■ **YOUR INSTRUCTIONS**:
Reproduce the material below line by line, beginning with its first line and ending with the line that contains "200, 210, 220];"; leave out pictures.

■ **GIVEN DATA**:
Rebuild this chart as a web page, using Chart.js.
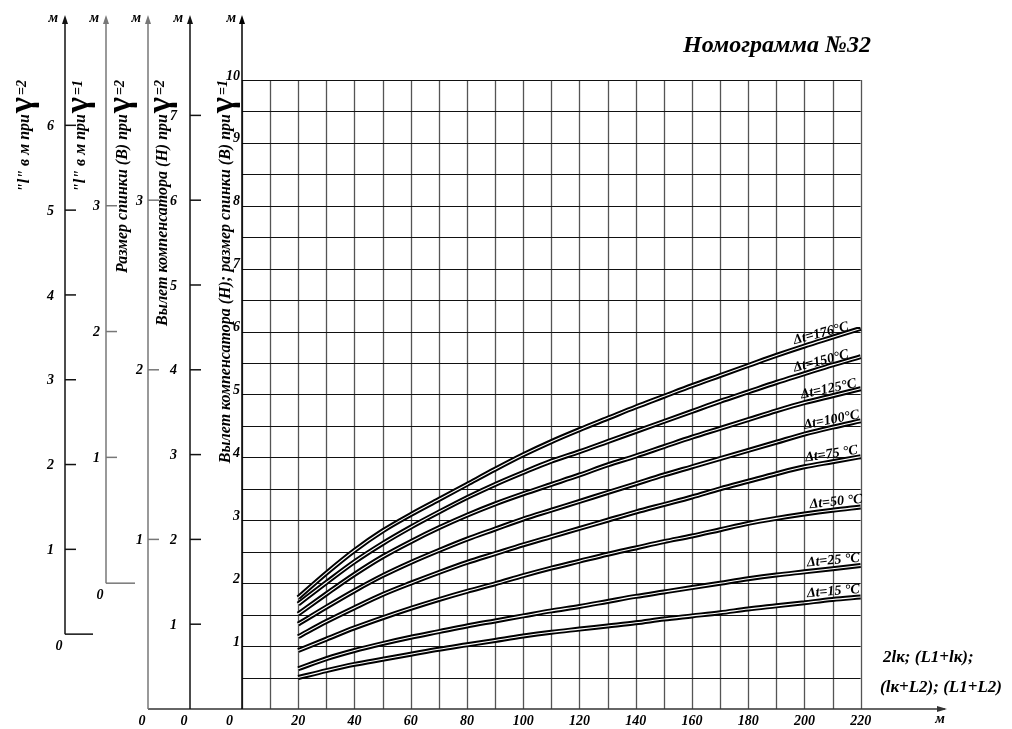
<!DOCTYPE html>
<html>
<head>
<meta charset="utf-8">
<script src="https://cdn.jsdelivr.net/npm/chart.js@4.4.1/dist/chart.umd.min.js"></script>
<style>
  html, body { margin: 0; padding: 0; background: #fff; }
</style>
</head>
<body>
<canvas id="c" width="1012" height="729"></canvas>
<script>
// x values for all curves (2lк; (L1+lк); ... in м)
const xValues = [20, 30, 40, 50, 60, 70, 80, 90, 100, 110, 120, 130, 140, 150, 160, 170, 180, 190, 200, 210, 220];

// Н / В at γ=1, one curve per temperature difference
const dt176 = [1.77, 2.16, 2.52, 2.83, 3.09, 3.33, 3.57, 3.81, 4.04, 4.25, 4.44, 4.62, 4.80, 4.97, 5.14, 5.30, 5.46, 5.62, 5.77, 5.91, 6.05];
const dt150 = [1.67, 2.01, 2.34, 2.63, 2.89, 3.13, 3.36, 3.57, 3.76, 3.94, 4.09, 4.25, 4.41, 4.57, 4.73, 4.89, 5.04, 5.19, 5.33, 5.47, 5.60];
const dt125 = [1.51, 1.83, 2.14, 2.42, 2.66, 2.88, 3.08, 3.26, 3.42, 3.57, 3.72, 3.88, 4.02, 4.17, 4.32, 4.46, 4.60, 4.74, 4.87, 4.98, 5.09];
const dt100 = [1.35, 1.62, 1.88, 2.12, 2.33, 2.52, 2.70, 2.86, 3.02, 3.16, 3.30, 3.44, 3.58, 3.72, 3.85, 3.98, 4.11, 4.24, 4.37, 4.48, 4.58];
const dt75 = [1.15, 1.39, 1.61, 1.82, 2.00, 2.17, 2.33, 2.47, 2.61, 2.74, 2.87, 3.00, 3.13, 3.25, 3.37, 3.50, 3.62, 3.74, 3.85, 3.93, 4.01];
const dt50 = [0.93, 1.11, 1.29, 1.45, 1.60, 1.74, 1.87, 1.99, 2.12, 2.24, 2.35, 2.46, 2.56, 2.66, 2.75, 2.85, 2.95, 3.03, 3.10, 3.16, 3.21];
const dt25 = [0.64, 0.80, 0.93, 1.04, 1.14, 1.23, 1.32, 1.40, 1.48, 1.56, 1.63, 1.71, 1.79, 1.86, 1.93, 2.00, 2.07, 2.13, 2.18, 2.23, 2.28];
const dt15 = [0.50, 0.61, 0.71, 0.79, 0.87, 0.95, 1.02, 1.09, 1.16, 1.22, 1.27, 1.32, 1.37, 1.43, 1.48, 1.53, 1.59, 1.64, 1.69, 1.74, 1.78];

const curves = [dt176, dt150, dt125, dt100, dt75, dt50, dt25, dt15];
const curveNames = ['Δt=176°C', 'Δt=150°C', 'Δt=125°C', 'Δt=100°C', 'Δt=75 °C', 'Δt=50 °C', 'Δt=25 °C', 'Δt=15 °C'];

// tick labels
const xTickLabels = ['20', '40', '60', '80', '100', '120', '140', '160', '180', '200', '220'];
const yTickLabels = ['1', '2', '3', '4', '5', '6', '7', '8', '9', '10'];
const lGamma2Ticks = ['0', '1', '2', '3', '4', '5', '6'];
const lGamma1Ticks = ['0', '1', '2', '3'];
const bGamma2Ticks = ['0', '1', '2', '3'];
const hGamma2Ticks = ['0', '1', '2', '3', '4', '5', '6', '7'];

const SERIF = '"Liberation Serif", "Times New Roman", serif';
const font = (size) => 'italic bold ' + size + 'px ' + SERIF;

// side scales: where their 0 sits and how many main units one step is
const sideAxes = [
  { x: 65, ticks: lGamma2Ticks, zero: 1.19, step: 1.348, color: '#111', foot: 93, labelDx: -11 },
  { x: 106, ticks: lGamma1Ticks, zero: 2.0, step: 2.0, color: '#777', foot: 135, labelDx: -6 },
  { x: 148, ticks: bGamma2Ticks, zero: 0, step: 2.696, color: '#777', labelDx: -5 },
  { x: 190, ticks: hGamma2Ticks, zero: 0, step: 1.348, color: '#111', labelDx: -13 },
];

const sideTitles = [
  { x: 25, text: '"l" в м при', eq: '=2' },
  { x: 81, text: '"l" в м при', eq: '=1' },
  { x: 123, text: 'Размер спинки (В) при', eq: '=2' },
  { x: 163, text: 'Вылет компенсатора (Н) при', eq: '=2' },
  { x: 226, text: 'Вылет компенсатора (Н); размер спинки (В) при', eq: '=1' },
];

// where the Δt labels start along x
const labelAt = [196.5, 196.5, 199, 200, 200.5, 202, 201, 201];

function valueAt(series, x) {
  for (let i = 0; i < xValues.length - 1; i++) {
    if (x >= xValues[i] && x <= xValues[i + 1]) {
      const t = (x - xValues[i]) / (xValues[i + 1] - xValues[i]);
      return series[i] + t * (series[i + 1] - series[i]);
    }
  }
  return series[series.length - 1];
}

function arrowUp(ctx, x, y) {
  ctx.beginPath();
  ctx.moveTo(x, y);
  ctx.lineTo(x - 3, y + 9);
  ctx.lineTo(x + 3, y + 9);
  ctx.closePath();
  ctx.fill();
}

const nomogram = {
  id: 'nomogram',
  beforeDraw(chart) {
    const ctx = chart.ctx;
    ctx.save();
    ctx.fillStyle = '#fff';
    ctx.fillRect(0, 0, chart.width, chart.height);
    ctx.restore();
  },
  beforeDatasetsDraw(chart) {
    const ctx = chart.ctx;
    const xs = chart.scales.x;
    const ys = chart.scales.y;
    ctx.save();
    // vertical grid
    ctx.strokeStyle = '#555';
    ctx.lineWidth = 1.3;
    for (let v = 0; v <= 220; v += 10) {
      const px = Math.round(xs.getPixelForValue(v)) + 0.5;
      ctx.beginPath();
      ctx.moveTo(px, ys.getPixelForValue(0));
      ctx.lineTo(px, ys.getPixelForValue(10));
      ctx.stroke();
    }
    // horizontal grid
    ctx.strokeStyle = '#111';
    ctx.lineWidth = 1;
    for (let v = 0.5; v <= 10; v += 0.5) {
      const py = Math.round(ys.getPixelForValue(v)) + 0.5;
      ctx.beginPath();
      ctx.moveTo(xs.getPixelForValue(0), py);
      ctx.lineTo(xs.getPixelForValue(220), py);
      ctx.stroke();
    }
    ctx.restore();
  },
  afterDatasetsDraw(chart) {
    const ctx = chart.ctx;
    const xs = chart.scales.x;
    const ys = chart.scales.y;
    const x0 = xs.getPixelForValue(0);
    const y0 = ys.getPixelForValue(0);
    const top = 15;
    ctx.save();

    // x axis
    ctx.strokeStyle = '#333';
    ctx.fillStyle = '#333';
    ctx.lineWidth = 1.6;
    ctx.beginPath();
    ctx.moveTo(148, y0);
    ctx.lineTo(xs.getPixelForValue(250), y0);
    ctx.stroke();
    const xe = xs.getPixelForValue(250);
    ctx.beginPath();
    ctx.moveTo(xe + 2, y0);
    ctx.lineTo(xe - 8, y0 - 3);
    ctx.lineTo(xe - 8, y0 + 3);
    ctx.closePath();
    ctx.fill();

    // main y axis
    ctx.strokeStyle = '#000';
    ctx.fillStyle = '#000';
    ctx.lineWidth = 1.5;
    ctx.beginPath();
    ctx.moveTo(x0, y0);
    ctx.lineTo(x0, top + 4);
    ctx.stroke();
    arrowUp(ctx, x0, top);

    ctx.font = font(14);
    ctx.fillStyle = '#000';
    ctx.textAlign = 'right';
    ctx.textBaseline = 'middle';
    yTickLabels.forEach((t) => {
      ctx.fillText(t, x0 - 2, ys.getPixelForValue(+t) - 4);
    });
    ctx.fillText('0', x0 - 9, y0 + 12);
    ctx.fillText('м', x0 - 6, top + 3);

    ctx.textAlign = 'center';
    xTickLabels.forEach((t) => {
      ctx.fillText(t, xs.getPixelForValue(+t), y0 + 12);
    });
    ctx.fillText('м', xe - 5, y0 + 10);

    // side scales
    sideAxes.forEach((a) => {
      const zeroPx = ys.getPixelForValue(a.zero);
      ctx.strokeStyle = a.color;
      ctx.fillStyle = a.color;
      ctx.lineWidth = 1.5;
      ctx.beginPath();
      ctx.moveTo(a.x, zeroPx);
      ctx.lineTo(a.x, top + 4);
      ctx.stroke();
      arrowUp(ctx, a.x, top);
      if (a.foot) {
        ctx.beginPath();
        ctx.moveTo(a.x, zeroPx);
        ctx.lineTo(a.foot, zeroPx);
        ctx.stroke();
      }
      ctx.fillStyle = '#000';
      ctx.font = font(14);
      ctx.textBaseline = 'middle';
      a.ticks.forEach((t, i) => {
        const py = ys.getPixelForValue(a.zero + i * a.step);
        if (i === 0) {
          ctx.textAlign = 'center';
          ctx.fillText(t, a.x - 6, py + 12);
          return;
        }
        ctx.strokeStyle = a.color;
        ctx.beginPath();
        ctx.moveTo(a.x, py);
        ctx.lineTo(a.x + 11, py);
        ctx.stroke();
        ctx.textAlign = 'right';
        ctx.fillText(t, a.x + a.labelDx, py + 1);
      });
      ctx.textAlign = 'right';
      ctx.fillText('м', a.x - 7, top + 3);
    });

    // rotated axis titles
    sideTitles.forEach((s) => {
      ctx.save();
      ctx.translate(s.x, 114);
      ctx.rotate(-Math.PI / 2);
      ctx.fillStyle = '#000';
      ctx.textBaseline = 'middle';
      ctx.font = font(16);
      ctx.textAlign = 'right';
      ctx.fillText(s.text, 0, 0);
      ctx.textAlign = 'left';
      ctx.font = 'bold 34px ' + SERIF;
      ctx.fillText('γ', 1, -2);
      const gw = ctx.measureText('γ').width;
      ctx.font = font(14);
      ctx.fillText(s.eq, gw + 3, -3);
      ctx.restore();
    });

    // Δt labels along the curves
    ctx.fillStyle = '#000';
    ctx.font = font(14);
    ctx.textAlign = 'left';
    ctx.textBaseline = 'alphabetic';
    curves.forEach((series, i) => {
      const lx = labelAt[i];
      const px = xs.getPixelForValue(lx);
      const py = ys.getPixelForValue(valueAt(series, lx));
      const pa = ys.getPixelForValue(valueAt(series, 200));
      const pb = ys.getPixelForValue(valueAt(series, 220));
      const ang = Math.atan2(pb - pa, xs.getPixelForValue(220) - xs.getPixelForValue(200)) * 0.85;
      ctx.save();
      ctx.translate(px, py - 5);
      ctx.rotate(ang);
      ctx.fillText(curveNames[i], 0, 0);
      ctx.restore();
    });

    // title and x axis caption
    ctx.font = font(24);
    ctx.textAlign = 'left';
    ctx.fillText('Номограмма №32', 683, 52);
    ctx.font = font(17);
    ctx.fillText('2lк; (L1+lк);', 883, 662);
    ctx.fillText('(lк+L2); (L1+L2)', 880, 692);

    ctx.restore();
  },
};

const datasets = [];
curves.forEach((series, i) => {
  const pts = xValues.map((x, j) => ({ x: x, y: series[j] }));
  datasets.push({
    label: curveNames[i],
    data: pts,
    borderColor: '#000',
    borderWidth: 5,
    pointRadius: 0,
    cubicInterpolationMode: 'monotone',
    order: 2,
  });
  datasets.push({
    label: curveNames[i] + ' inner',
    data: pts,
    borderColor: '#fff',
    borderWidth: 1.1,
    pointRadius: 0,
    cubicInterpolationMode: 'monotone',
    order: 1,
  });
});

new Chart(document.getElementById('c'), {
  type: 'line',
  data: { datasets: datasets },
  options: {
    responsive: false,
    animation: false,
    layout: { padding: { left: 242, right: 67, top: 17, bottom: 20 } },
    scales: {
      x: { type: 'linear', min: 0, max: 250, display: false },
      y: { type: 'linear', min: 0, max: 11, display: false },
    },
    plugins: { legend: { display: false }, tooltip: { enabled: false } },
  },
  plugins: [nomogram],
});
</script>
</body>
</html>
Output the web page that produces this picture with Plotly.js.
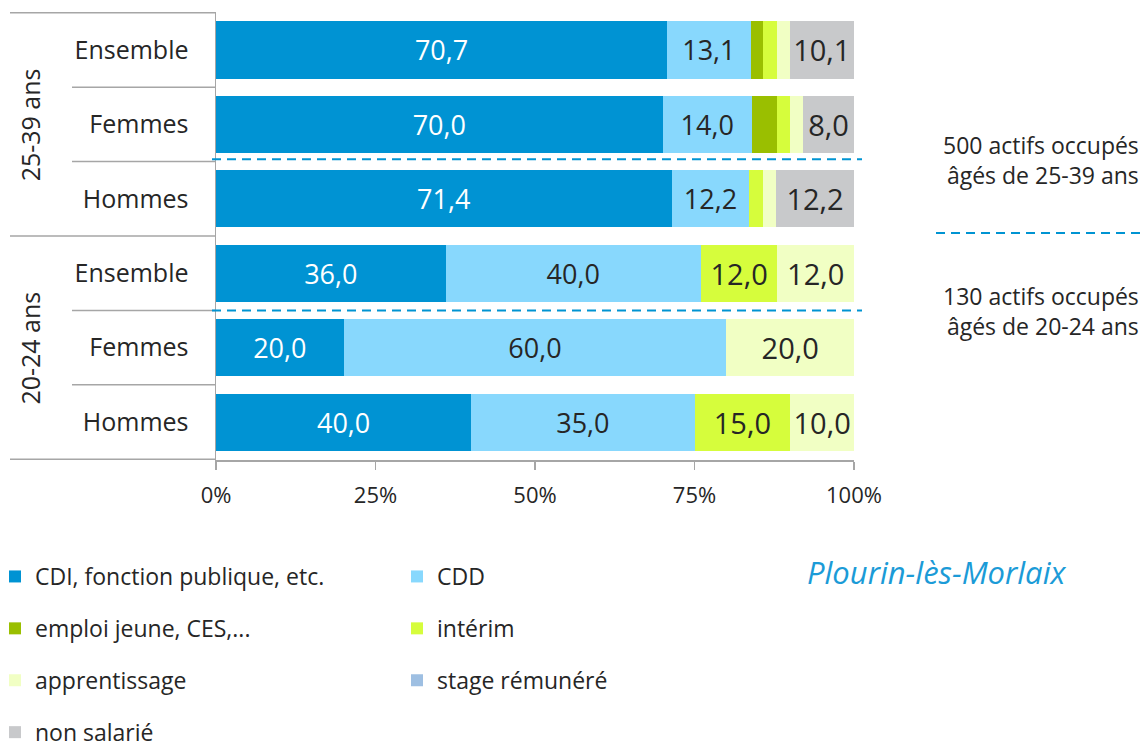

■ **TASK RESULT**:
Rebuild this chart as a web page, using Chart.js.
<!DOCTYPE html>
<html>
<head>
<meta charset="utf-8">
<script src="https://cdn.jsdelivr.net/npm/chart.js@4.4.1/dist/chart.umd.min.js"></script>
<style>
  html, body { margin: 0; padding: 0; background: #fff; }
</style>
</head>
<body>
<canvas id="c" width="1012" height="729"></canvas>
<script>
// x values for all curves (2lк; (L1+lк); ... in м)
const xValues = [20, 30, 40, 50, 60, 70, 80, 90, 100, 110, 120, 130, 140, 150, 160, 170, 180, 190, 200, 210, 220];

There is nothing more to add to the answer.